Mistakes Startup Owners Make

Are you getting ready to launch a startup but worrying about making common mistakes? The cold feet syndrome is not unusual, even among the most competent and talented entrepreneurs. Fortunately, anyone can learn from the errors of others. That's why so many first-time owners review lists that include tips about what not to do. Times and technology change constantly, but there are a few pitfalls that still have the power to entrap budding business barons.

Without question, the top place on the list of mistakes is not being willing to borrow enough capital to get started. The pre-launch phase is not the time to be overly frugal. There are ways to figure out how much money you'll need, which makes it easier to strategically apply for a small business loan. Other typical missteps include launching too soon, not covering all the legal bases during business registration, failing to build a professional network, purchasing too much inventory, and more. Consider the following points before going any further with your plans to create a business.

Not Borrowing Enough Money

Funding your entity's creation means having enough capital on hand to cover all the essential expenses. Unless you're one of the few who have enough cash saved for the occasion, it makes sense to apply for a small business loan. Be sure to do research to find reputable lenders who offer competitive rates and terms to startup owners. Likewise, use financial planning tools to generate an estimate of the amount you should borrow. Unfortunately, far too many first-time owners lowball the amount and end up running out of capital before they even get their doors opened. Don't make the mistake of under-borrowing. While it's impossible to know in advance exactly how much you'll need, make an effort to arrive at reasonable estimates for every area of initial spending.

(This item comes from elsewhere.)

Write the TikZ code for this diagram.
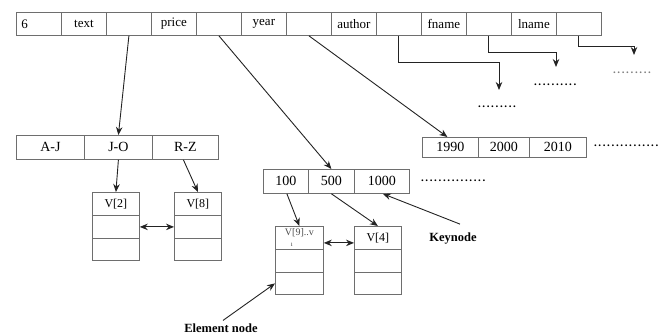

Skipping Essential Legal Steps

Unfortunately, lots of first-time owners get tripped up by legal red tape and regret it later on. It's imperative to legally register your organization's name. In some jurisdictions, there's a significant amount of paperwork involved with this step, so be sure to find out what the local rules are. Another crucial step is to find a professional accountant who can help with tax filings. Most startups need to send returns to state and federal authorities four times per year. Get legal help if you are unsure about what kind of entity you wish to use for your organization. Sometimes it makes sense to incorporate, but in other situations, a partnership or other type of business is the best way to structure your business.

Opening Too Soon

It's exciting to open the doors to a brand-new company. The downside of all that excitement and enthusiasm is that many owners jump the gun and launch too early. The truth is for longevity, there are ways to better manage your business that are not as hasty. Make sure to do the necessary planning first. That should include, at a minimum, an initial marketing campaign, deciding whether to rent space or work from home, and developing a detailed monthly operating budget. Also, take the time to build a professional network as you do all the planning and organizational steps before the launch.

Acquiring Too Much Inventory

For merchants who sell goods directly to the public or to other businesses, it's tempting to stock up on items in anticipation of an early rush of activity. As most experienced owners can tell you, it's far too common to end the first month of operations with way more inventory than you need. While it's impossible to hit the nail on the head when estimating the size of the first order, err on the side of conservatism until a few months have passed and you have a better idea of how quickly orders come in.